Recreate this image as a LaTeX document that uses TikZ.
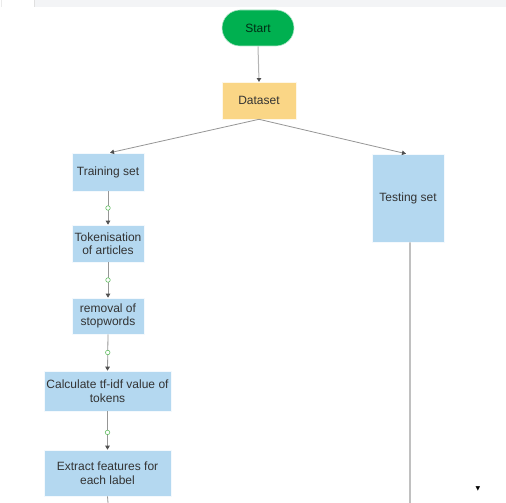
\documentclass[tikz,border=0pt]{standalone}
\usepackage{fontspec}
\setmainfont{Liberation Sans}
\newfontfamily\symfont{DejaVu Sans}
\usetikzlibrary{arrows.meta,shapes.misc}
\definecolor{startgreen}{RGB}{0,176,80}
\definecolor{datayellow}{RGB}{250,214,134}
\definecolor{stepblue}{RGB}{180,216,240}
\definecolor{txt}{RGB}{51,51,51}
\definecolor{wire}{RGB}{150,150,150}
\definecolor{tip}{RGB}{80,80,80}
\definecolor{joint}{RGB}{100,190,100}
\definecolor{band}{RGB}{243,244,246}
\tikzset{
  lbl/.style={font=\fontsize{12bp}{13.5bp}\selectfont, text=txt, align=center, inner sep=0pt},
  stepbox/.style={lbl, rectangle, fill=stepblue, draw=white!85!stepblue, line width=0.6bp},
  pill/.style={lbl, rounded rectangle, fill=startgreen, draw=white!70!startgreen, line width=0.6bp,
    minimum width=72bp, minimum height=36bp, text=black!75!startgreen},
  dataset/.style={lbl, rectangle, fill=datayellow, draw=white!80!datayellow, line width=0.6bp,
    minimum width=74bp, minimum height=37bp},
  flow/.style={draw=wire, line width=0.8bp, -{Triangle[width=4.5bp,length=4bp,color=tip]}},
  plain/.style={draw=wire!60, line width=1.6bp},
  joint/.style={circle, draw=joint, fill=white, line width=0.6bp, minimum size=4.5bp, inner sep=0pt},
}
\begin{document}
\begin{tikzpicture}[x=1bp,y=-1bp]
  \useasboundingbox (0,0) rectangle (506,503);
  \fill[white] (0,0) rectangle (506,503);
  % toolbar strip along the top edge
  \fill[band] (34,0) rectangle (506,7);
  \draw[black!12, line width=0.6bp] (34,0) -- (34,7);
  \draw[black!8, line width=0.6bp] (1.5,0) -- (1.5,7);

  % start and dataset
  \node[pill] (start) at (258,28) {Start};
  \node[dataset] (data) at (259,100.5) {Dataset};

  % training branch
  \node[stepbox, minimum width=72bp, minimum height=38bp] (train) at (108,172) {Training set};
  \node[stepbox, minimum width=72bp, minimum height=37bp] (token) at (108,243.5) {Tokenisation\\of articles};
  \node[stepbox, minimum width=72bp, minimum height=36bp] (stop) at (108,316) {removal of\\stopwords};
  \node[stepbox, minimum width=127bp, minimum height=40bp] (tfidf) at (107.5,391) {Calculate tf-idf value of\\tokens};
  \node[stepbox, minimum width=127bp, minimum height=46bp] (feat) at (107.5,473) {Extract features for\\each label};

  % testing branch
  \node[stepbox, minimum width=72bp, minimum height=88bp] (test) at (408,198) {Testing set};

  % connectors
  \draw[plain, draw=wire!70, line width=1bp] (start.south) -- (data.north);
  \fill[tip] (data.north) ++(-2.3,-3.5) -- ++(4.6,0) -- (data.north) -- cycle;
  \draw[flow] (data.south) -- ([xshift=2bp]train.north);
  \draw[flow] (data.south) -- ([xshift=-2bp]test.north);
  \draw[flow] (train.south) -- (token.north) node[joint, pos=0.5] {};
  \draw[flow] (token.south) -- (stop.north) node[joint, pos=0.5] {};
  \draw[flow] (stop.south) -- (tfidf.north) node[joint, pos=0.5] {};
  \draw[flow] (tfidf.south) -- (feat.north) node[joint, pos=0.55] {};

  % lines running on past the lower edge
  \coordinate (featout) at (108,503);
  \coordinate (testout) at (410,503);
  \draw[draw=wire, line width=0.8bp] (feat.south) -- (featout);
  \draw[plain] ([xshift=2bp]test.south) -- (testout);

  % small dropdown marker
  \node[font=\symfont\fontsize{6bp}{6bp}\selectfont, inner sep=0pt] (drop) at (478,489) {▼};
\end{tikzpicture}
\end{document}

──────────

■ What needs to be done
Print the listing above in full, exactly as written. Omit any pictures.

■ Exercise solution
Recreate this image as a LaTeX document that uses TikZ.
\documentclass[tikz,border=0pt]{standalone}
\usepackage{fontspec}
\setmainfont{Liberation Sans}
\newfontfamily\symfont{DejaVu Sans}
\usetikzlibrary{arrows.meta,shapes.misc}
\definecolor{startgreen}{RGB}{0,176,80}
\definecolor{datayellow}{RGB}{250,214,134}
\definecolor{stepblue}{RGB}{180,216,240}
\definecolor{txt}{RGB}{51,51,51}
\definecolor{wire}{RGB}{150,150,150}
\definecolor{tip}{RGB}{80,80,80}
\definecolor{joint}{RGB}{100,190,100}
\definecolor{band}{RGB}{243,244,246}
\tikzset{
  lbl/.style={font=\fontsize{12bp}{13.5bp}\selectfont, text=txt, align=center, inner sep=0pt},
  stepbox/.style={lbl, rectangle, fill=stepblue, draw=white!85!stepblue, line width=0.6bp},
  pill/.style={lbl, rounded rectangle, fill=startgreen, draw=white!70!startgreen, line width=0.6bp,
    minimum width=72bp, minimum height=36bp, text=black!75!startgreen},
  dataset/.style={lbl, rectangle, fill=datayellow, draw=white!80!datayellow, line width=0.6bp,
    minimum width=74bp, minimum height=37bp},
  flow/.style={draw=wire, line width=0.8bp, -{Triangle[width=4.5bp,length=4bp,color=tip]}},
  plain/.style={draw=wire!60, line width=1.6bp},
  joint/.style={circle, draw=joint, fill=white, line width=0.6bp, minimum size=4.5bp, inner sep=0pt},
}
\begin{document}
\begin{tikzpicture}[x=1bp,y=-1bp]
  \useasboundingbox (0,0) rectangle (506,503);
  \fill[white] (0,0) rectangle (506,503);
  % toolbar strip along the top edge
  \fill[band] (34,0) rectangle (506,7);
  \draw[black!12, line width=0.6bp] (34,0) -- (34,7);
  \draw[black!8, line width=0.6bp] (1.5,0) -- (1.5,7);

  % start and dataset
  \node[pill] (start) at (258,28) {Start};
  \node[dataset] (data) at (259,100.5) {Dataset};

  % training branch
  \node[stepbox, minimum width=72bp, minimum height=38bp] (train) at (108,172) {Training set};
  \node[stepbox, minimum width=72bp, minimum height=37bp] (token) at (108,243.5) {Tokenisation\\of articles};
  \node[stepbox, minimum width=72bp, minimum height=36bp] (stop) at (108,316) {removal of\\stopwords};
  \node[stepbox, minimum width=127bp, minimum height=40bp] (tfidf) at (107.5,391) {Calculate tf-idf value of\\tokens};
  \node[stepbox, minimum width=127bp, minimum height=46bp] (feat) at (107.5,473) {Extract features for\\each label};

  % testing branch
  \node[stepbox, minimum width=72bp, minimum height=88bp] (test) at (408,198) {Testing set};

  % connectors
  \draw[plain, draw=wire!70, line width=1bp] (start.south) -- (data.north);
  \fill[tip] (data.north) ++(-2.3,-3.5) -- ++(4.6,0) -- (data.north) -- cycle;
  \draw[flow] (data.south) -- ([xshift=2bp]train.north);
  \draw[flow] (data.south) -- ([xshift=-2bp]test.north);
  \draw[flow] (train.south) -- (token.north) node[joint, pos=0.5] {};
  \draw[flow] (token.south) -- (stop.north) node[joint, pos=0.5] {};
  \draw[flow] (stop.south) -- (tfidf.north) node[joint, pos=0.5] {};
  \draw[flow] (tfidf.south) -- (feat.north) node[joint, pos=0.55] {};

  % lines running on past the lower edge
  \coordinate (featout) at (108,503);
  \coordinate (testout) at (410,503);
  \draw[draw=wire, line width=0.8bp] (feat.south) -- (featout);
  \draw[plain] ([xshift=2bp]test.south) -- (testout);

  % small dropdown marker
  \node[font=\symfont\fontsize{6bp}{6bp}\selectfont, inner sep=0pt] (drop) at (478,489) {▼};
\end{tikzpicture}
\end{document}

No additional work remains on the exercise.